++++ Data to process
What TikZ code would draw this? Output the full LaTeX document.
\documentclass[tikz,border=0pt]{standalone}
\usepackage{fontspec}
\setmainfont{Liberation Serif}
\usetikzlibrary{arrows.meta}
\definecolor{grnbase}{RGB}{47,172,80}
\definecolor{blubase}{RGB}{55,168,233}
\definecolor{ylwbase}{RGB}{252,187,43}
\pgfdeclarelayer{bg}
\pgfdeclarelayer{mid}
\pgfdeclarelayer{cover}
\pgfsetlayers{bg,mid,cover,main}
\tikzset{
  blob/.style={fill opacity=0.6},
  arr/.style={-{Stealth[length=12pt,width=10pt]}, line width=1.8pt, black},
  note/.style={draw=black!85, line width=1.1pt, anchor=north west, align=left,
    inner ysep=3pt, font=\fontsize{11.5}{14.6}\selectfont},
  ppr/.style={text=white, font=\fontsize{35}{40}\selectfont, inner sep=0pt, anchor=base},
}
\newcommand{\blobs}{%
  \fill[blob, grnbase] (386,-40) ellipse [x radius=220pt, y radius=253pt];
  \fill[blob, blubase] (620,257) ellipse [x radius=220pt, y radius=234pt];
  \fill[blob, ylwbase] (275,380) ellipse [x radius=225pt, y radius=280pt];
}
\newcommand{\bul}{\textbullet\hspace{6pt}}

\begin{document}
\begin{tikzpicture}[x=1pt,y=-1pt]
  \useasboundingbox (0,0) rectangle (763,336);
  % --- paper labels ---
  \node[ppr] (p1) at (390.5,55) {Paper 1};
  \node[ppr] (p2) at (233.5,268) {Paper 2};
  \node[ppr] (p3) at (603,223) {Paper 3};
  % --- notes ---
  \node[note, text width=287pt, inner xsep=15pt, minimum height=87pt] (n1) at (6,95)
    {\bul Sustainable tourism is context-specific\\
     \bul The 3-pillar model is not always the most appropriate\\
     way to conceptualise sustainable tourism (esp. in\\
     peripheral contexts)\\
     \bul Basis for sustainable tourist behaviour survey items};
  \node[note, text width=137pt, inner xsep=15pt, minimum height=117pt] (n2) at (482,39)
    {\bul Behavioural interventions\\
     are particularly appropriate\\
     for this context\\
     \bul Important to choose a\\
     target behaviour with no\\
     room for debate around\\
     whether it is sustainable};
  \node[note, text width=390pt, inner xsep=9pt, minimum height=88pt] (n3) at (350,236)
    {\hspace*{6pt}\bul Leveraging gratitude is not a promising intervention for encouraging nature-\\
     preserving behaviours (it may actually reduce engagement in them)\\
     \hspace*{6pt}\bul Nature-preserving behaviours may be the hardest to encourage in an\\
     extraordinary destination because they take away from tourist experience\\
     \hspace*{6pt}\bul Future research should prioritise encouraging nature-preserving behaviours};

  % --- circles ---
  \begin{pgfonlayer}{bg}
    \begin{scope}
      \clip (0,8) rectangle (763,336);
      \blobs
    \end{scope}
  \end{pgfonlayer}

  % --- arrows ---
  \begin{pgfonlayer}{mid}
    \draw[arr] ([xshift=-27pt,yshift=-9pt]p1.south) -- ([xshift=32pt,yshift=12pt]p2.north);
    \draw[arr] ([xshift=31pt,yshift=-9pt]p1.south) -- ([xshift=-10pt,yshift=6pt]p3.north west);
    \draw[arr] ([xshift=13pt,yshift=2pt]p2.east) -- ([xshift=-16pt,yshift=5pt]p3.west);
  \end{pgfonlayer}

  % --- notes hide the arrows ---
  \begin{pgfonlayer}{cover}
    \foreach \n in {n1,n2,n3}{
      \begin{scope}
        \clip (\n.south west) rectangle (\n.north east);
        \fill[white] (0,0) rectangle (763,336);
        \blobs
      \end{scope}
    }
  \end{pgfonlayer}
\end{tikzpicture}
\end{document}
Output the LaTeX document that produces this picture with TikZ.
++++++++
Return every entry verbatim.

• Output for this task
What TikZ code would draw this? Output the full LaTeX document.
\documentclass[tikz,border=0pt]{standalone}
\usepackage{fontspec}
\setmainfont{Liberation Serif}
\usetikzlibrary{arrows.meta}
\definecolor{grnbase}{RGB}{47,172,80}
\definecolor{blubase}{RGB}{55,168,233}
\definecolor{ylwbase}{RGB}{252,187,43}
\pgfdeclarelayer{bg}
\pgfdeclarelayer{mid}
\pgfdeclarelayer{cover}
\pgfsetlayers{bg,mid,cover,main}
\tikzset{
  blob/.style={fill opacity=0.6},
  arr/.style={-{Stealth[length=12pt,width=10pt]}, line width=1.8pt, black},
  note/.style={draw=black!85, line width=1.1pt, anchor=north west, align=left,
    inner ysep=3pt, font=\fontsize{11.5}{14.6}\selectfont},
  ppr/.style={text=white, font=\fontsize{35}{40}\selectfont, inner sep=0pt, anchor=base},
}
\newcommand{\blobs}{%
  \fill[blob, grnbase] (386,-40) ellipse [x radius=220pt, y radius=253pt];
  \fill[blob, blubase] (620,257) ellipse [x radius=220pt, y radius=234pt];
  \fill[blob, ylwbase] (275,380) ellipse [x radius=225pt, y radius=280pt];
}
\newcommand{\bul}{\textbullet\hspace{6pt}}

\begin{document}
\begin{tikzpicture}[x=1pt,y=-1pt]
  \useasboundingbox (0,0) rectangle (763,336);
  % --- paper labels ---
  \node[ppr] (p1) at (390.5,55) {Paper 1};
  \node[ppr] (p2) at (233.5,268) {Paper 2};
  \node[ppr] (p3) at (603,223) {Paper 3};
  % --- notes ---
  \node[note, text width=287pt, inner xsep=15pt, minimum height=87pt] (n1) at (6,95)
    {\bul Sustainable tourism is context-specific\\
     \bul The 3-pillar model is not always the most appropriate\\
     way to conceptualise sustainable tourism (esp. in\\
     peripheral contexts)\\
     \bul Basis for sustainable tourist behaviour survey items};
  \node[note, text width=137pt, inner xsep=15pt, minimum height=117pt] (n2) at (482,39)
    {\bul Behavioural interventions\\
     are particularly appropriate\\
     for this context\\
     \bul Important to choose a\\
     target behaviour with no\\
     room for debate around\\
     whether it is sustainable};
  \node[note, text width=390pt, inner xsep=9pt, minimum height=88pt] (n3) at (350,236)
    {\hspace*{6pt}\bul Leveraging gratitude is not a promising intervention for encouraging nature-\\
     preserving behaviours (it may actually reduce engagement in them)\\
     \hspace*{6pt}\bul Nature-preserving behaviours may be the hardest to encourage in an\\
     extraordinary destination because they take away from tourist experience\\
     \hspace*{6pt}\bul Future research should prioritise encouraging nature-preserving behaviours};

  % --- circles ---
  \begin{pgfonlayer}{bg}
    \begin{scope}
      \clip (0,8) rectangle (763,336);
      \blobs
    \end{scope}
  \end{pgfonlayer}

  % --- arrows ---
  \begin{pgfonlayer}{mid}
    \draw[arr] ([xshift=-27pt,yshift=-9pt]p1.south) -- ([xshift=32pt,yshift=12pt]p2.north);
    \draw[arr] ([xshift=31pt,yshift=-9pt]p1.south) -- ([xshift=-10pt,yshift=6pt]p3.north west);
    \draw[arr] ([xshift=13pt,yshift=2pt]p2.east) -- ([xshift=-16pt,yshift=5pt]p3.west);
  \end{pgfonlayer}

  % --- notes hide the arrows ---
  \begin{pgfonlayer}{cover}
    \foreach \n in {n1,n2,n3}{
      \begin{scope}
        \clip (\n.south west) rectangle (\n.north east);
        \fill[white] (0,0) rectangle (763,336);
        \blobs
      \end{scope}
    }
  \end{pgfonlayer}
\end{tikzpicture}
\end{document}
Output the LaTeX document that produces this picture with TikZ.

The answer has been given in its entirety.